Code that draws figures
--
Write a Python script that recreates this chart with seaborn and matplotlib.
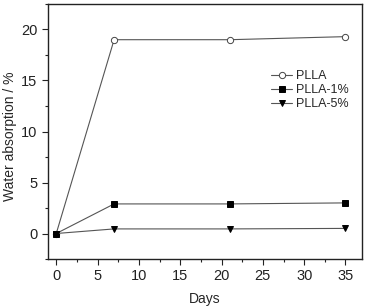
import matplotlib
matplotlib.use("Agg")
import matplotlib.pyplot as plt
import seaborn as sns
import pandas as pd
from matplotlib.ticker import MultipleLocator

# Data
days = [0, 7, 21, 35]
plla = [0.0, 19.0, 19.0, 19.3]
plla_1 = [0.0, 2.9, 2.9, 3.0]
plla_5 = [0.0, 0.45, 0.45, 0.5]
series_names = ["PLLA", "PLLA-1%", "PLLA-5%"]

df = pd.DataFrame({
    "Days": days * 3,
    "value": plla + plla_1 + plla_5,
    "sample": [n for n in series_names for _ in days],
})

sns.set_style("ticks")
plt.rcParams["font.family"] = ["Liberation Sans", "DejaVu Sans"]

fig = plt.figure(figsize=(3.66, 3.08), dpi=100)
ax = fig.add_axes([48 / 366, 1 - 259 / 308, 314 / 366, 255 / 308])

marker_styles = {"PLLA": ("o", "white", 4.5), "PLLA-1%": ("s", "black", 3.8), "PLLA-5%": ("v", "black", 4.5)}
for name in series_names:
    sub = df[df["sample"] == name]
    mk, fc, ms = marker_styles[name]
    sns.lineplot(data=sub, x="Days", y="value", ax=ax, color="#555555", lw=0.8,
                 marker=mk, markersize=ms, markerfacecolor=fc,
                 markeredgecolor="black" if mk != "o" else "#444444",
                 markeredgewidth=0.7, label=name)

ax.set_xlim(-1, 37)
ax.set_ylim(-2.5, 22.5)
ax.xaxis.set_major_locator(MultipleLocator(5))
ax.xaxis.set_minor_locator(MultipleLocator(2.5))
ax.yaxis.set_major_locator(MultipleLocator(5))
ax.yaxis.set_minor_locator(MultipleLocator(2.5))
ax.tick_params(which="both", direction="out", labelsize=10.5, width=0.8, colors="#222222")
ax.tick_params(which="major", length=4)
ax.tick_params(which="minor", length=2)
for s in ax.spines.values():
    s.set_linewidth(1.0)
    s.set_color("#222222")
ax.set_xlabel("Days", fontsize=10, labelpad=6)
ax.set_ylabel("Water absorption / %", fontsize=10)
ax.yaxis.set_label_coords(-0.10, 0.48)

ax.legend(loc="upper left", bbox_to_anchor=(0.69, 0.765), frameon=False, fontsize=9,
          handlelength=1.7, handletextpad=0.3, labelspacing=0.15, borderpad=0)

fig.savefig("out.png", dpi=100)
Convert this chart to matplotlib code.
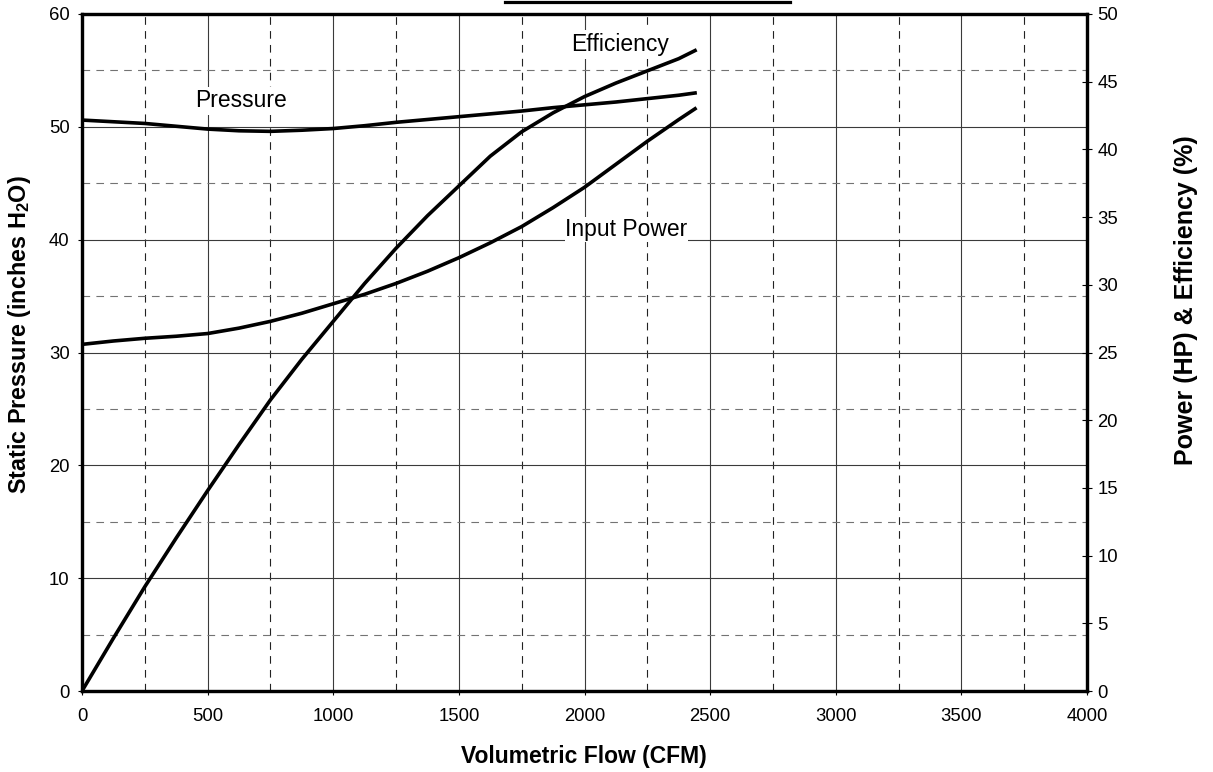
--
• **What is expected**
Leave the images out and output the remaining material exactly as it stands.

• **Worked answer**
Write a Python script that recreates this chart with seaborn and matplotlib.
import matplotlib
matplotlib.use("Agg")
import matplotlib.pyplot as plt
import seaborn as sns
import pandas as pd
from matplotlib.ticker import MultipleLocator

# Data
days = [0, 7, 21, 35]
plla = [0.0, 19.0, 19.0, 19.3]
plla_1 = [0.0, 2.9, 2.9, 3.0]
plla_5 = [0.0, 0.45, 0.45, 0.5]
series_names = ["PLLA", "PLLA-1%", "PLLA-5%"]

df = pd.DataFrame({
    "Days": days * 3,
    "value": plla + plla_1 + plla_5,
    "sample": [n for n in series_names for _ in days],
})

sns.set_style("ticks")
plt.rcParams["font.family"] = ["Liberation Sans", "DejaVu Sans"]

fig = plt.figure(figsize=(3.66, 3.08), dpi=100)
ax = fig.add_axes([48 / 366, 1 - 259 / 308, 314 / 366, 255 / 308])

marker_styles = {"PLLA": ("o", "white", 4.5), "PLLA-1%": ("s", "black", 3.8), "PLLA-5%": ("v", "black", 4.5)}
for name in series_names:
    sub = df[df["sample"] == name]
    mk, fc, ms = marker_styles[name]
    sns.lineplot(data=sub, x="Days", y="value", ax=ax, color="#555555", lw=0.8,
                 marker=mk, markersize=ms, markerfacecolor=fc,
                 markeredgecolor="black" if mk != "o" else "#444444",
                 markeredgewidth=0.7, label=name)

ax.set_xlim(-1, 37)
ax.set_ylim(-2.5, 22.5)
ax.xaxis.set_major_locator(MultipleLocator(5))
ax.xaxis.set_minor_locator(MultipleLocator(2.5))
ax.yaxis.set_major_locator(MultipleLocator(5))
ax.yaxis.set_minor_locator(MultipleLocator(2.5))
ax.tick_params(which="both", direction="out", labelsize=10.5, width=0.8, colors="#222222")
ax.tick_params(which="major", length=4)
ax.tick_params(which="minor", length=2)
for s in ax.spines.values():
    s.set_linewidth(1.0)
    s.set_color("#222222")
ax.set_xlabel("Days", fontsize=10, labelpad=6)
ax.set_ylabel("Water absorption / %", fontsize=10)
ax.yaxis.set_label_coords(-0.10, 0.48)

ax.legend(loc="upper left", bbox_to_anchor=(0.69, 0.765), frameon=False, fontsize=9,
          handlelength=1.7, handletextpad=0.3, labelspacing=0.15, borderpad=0)

fig.savefig("out.png", dpi=100)
Convert this chart to matplotlib code.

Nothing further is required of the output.